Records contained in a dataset
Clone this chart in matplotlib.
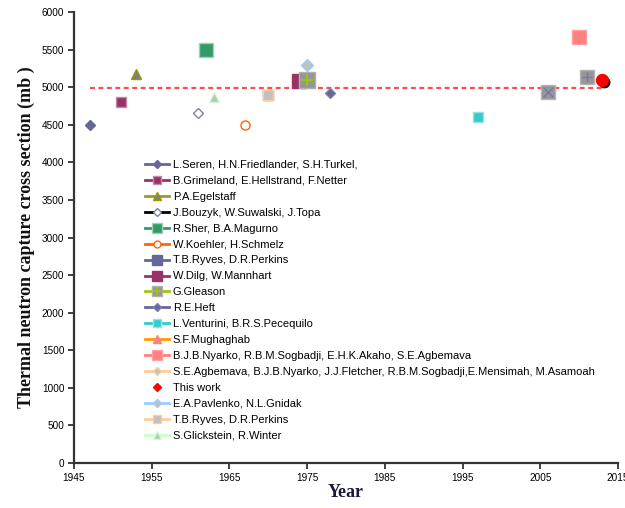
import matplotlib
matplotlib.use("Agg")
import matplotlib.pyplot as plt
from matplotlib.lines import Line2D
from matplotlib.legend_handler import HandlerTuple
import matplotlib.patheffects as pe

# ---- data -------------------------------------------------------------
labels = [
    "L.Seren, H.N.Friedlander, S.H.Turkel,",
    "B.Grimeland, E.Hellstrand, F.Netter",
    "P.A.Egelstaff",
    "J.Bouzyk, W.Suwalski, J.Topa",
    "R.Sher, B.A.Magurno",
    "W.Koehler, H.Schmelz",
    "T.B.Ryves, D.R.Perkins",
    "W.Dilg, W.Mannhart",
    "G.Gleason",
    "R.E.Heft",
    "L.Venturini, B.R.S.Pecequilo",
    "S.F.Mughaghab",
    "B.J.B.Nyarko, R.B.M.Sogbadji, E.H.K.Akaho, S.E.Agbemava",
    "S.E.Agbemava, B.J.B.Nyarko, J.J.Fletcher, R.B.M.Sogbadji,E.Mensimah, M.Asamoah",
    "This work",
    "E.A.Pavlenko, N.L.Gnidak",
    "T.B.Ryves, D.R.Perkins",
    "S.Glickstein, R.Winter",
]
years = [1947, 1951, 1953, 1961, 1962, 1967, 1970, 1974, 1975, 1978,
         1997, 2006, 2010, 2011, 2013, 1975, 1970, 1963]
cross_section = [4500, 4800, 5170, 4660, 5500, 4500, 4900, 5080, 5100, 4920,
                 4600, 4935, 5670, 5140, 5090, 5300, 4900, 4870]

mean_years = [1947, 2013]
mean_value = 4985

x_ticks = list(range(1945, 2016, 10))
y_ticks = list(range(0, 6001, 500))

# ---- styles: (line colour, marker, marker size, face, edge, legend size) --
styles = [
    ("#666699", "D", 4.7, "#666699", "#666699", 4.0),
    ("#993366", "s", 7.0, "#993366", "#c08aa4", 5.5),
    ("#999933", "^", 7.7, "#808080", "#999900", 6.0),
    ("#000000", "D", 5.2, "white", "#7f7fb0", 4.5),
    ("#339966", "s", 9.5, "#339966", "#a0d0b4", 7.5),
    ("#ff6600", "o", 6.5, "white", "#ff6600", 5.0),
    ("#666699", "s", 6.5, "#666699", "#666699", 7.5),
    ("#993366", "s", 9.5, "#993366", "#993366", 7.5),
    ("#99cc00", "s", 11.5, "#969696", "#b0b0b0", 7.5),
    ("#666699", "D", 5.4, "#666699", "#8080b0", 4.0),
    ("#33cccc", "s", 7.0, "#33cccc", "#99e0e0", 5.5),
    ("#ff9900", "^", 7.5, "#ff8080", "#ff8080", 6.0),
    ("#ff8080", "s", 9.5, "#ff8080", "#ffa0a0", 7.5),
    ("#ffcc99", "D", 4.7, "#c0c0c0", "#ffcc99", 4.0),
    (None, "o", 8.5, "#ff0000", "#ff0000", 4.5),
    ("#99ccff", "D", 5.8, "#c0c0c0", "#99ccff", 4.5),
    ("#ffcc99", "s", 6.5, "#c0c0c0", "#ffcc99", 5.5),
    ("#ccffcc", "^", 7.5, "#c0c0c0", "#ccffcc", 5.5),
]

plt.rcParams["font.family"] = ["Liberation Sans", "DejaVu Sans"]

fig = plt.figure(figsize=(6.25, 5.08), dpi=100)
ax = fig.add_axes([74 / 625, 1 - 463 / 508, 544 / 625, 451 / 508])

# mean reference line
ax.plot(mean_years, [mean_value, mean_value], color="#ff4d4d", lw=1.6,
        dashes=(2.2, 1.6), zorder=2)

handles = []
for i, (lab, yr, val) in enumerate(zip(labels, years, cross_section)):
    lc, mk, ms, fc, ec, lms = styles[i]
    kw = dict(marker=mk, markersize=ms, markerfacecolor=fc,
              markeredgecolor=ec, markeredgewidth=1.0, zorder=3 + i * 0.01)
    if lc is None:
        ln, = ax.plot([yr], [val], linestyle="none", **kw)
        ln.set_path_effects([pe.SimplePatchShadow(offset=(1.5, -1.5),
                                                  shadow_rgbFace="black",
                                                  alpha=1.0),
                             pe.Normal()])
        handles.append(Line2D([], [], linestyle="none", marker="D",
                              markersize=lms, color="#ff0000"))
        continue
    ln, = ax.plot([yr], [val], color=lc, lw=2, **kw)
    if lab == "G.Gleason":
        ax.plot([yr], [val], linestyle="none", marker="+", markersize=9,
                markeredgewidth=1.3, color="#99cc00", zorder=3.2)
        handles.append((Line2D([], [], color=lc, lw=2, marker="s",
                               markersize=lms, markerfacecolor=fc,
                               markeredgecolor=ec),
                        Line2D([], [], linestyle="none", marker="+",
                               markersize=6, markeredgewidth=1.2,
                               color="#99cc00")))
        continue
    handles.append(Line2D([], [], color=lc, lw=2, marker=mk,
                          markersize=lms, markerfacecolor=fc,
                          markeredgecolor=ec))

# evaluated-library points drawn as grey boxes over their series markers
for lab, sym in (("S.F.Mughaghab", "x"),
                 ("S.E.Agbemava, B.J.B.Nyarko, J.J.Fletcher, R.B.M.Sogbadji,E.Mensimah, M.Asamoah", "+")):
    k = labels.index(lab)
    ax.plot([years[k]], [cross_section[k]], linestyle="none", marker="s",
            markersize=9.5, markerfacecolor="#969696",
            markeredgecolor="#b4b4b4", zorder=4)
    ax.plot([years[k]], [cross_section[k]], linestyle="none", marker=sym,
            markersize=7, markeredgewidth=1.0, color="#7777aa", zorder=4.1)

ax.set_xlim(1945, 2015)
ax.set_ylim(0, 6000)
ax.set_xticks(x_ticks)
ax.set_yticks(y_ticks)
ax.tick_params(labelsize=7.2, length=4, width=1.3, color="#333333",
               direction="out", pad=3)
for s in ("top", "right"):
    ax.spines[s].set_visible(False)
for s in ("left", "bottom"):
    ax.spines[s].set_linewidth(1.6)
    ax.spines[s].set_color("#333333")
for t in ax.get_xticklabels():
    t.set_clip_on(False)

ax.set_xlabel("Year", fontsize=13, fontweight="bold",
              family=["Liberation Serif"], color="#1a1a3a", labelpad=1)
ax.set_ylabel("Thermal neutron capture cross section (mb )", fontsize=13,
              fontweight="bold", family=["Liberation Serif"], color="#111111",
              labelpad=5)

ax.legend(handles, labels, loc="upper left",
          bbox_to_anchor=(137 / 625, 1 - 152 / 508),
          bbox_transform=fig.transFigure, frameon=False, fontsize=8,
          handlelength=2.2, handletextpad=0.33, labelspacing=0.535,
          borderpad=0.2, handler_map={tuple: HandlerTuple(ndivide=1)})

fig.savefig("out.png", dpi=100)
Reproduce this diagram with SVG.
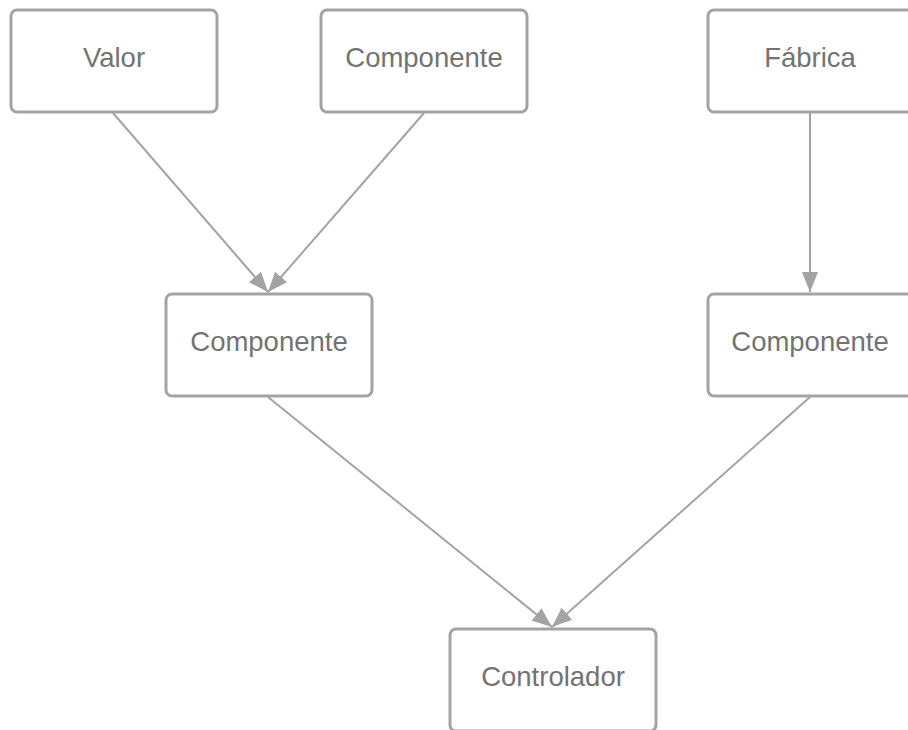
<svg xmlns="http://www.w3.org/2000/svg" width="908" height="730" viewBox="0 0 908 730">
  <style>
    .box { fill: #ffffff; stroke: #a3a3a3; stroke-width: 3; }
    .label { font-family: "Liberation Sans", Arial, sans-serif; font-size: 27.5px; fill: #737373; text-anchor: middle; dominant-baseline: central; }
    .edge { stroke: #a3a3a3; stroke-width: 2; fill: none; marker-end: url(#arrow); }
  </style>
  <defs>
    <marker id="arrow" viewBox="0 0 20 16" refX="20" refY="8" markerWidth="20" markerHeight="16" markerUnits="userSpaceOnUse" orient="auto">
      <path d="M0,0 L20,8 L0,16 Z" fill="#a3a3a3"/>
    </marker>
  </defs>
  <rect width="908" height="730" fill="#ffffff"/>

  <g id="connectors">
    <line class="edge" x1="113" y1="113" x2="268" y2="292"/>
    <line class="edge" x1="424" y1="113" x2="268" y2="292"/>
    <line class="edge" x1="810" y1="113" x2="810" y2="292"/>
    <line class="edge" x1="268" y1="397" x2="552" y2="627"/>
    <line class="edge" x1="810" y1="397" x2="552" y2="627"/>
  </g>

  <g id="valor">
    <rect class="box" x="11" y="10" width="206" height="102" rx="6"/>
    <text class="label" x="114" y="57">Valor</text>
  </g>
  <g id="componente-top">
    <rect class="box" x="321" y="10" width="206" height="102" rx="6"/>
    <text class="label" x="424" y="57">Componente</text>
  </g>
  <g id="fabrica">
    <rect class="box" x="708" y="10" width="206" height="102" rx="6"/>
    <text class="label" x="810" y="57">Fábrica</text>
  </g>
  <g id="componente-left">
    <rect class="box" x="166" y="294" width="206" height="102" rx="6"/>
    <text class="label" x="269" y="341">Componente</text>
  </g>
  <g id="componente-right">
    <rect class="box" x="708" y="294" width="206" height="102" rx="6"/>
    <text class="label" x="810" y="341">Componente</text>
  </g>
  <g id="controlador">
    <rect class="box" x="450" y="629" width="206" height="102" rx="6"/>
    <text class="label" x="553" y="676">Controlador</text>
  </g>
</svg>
==
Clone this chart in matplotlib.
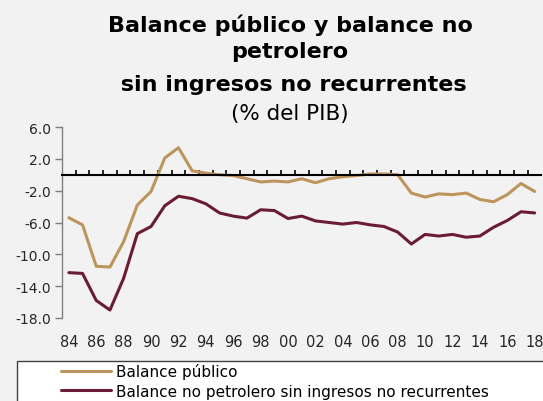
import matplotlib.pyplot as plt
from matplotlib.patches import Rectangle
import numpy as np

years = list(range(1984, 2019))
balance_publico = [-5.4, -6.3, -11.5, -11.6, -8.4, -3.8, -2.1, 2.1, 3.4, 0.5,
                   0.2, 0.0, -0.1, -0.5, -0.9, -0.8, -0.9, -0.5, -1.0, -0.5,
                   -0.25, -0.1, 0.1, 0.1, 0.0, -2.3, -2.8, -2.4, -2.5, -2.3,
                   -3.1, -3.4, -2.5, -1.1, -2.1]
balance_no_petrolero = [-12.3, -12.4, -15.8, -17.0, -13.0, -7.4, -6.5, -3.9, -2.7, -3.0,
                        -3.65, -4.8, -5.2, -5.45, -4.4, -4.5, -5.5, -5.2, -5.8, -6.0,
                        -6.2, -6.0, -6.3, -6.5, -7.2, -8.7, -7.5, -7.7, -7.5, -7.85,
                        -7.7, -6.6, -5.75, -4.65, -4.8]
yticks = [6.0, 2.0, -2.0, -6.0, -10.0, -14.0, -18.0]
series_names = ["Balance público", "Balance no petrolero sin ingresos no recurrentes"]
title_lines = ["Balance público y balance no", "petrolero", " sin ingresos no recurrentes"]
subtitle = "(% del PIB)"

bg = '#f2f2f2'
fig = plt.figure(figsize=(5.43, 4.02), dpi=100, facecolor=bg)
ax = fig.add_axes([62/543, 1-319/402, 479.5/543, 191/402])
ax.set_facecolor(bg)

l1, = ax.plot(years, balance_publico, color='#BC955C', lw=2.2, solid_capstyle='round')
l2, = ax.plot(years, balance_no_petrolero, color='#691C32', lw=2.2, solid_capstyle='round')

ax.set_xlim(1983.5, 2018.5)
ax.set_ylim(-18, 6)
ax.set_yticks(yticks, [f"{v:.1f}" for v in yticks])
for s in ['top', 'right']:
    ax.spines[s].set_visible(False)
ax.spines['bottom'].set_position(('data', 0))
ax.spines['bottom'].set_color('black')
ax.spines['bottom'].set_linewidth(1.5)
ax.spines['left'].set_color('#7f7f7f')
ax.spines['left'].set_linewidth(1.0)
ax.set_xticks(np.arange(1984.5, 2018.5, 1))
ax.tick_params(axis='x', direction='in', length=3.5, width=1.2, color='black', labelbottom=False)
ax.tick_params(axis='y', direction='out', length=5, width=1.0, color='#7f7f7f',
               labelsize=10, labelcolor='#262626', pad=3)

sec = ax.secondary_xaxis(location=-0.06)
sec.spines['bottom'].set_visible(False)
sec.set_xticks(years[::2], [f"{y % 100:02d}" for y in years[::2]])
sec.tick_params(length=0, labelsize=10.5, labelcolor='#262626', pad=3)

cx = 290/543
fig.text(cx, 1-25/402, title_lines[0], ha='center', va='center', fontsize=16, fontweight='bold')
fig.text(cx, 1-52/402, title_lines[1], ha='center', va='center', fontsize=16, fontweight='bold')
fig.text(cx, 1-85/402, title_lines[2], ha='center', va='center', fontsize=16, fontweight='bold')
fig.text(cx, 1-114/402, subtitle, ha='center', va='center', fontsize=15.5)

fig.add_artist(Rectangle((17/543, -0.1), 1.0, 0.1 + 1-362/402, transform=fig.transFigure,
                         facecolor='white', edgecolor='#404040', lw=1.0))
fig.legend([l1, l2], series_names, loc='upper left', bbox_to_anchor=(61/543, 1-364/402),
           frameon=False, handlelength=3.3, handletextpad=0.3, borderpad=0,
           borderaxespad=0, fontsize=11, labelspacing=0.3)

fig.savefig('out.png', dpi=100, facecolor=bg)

EXERCISE OBJECTIVE:
Read the entries above, then pull out the lines that include "matplotlib".

RESPONSE:
Clone this chart in matplotlib.
import matplotlib
matplotlib.use("Agg")
import matplotlib.pyplot as plt
from matplotlib.lines import Line2D
from matplotlib.legend_handler import HandlerTuple
import matplotlib.patheffects as pe
Clone this chart in matplotlib.
import matplotlib.pyplot as plt
from matplotlib.patches import Rectangle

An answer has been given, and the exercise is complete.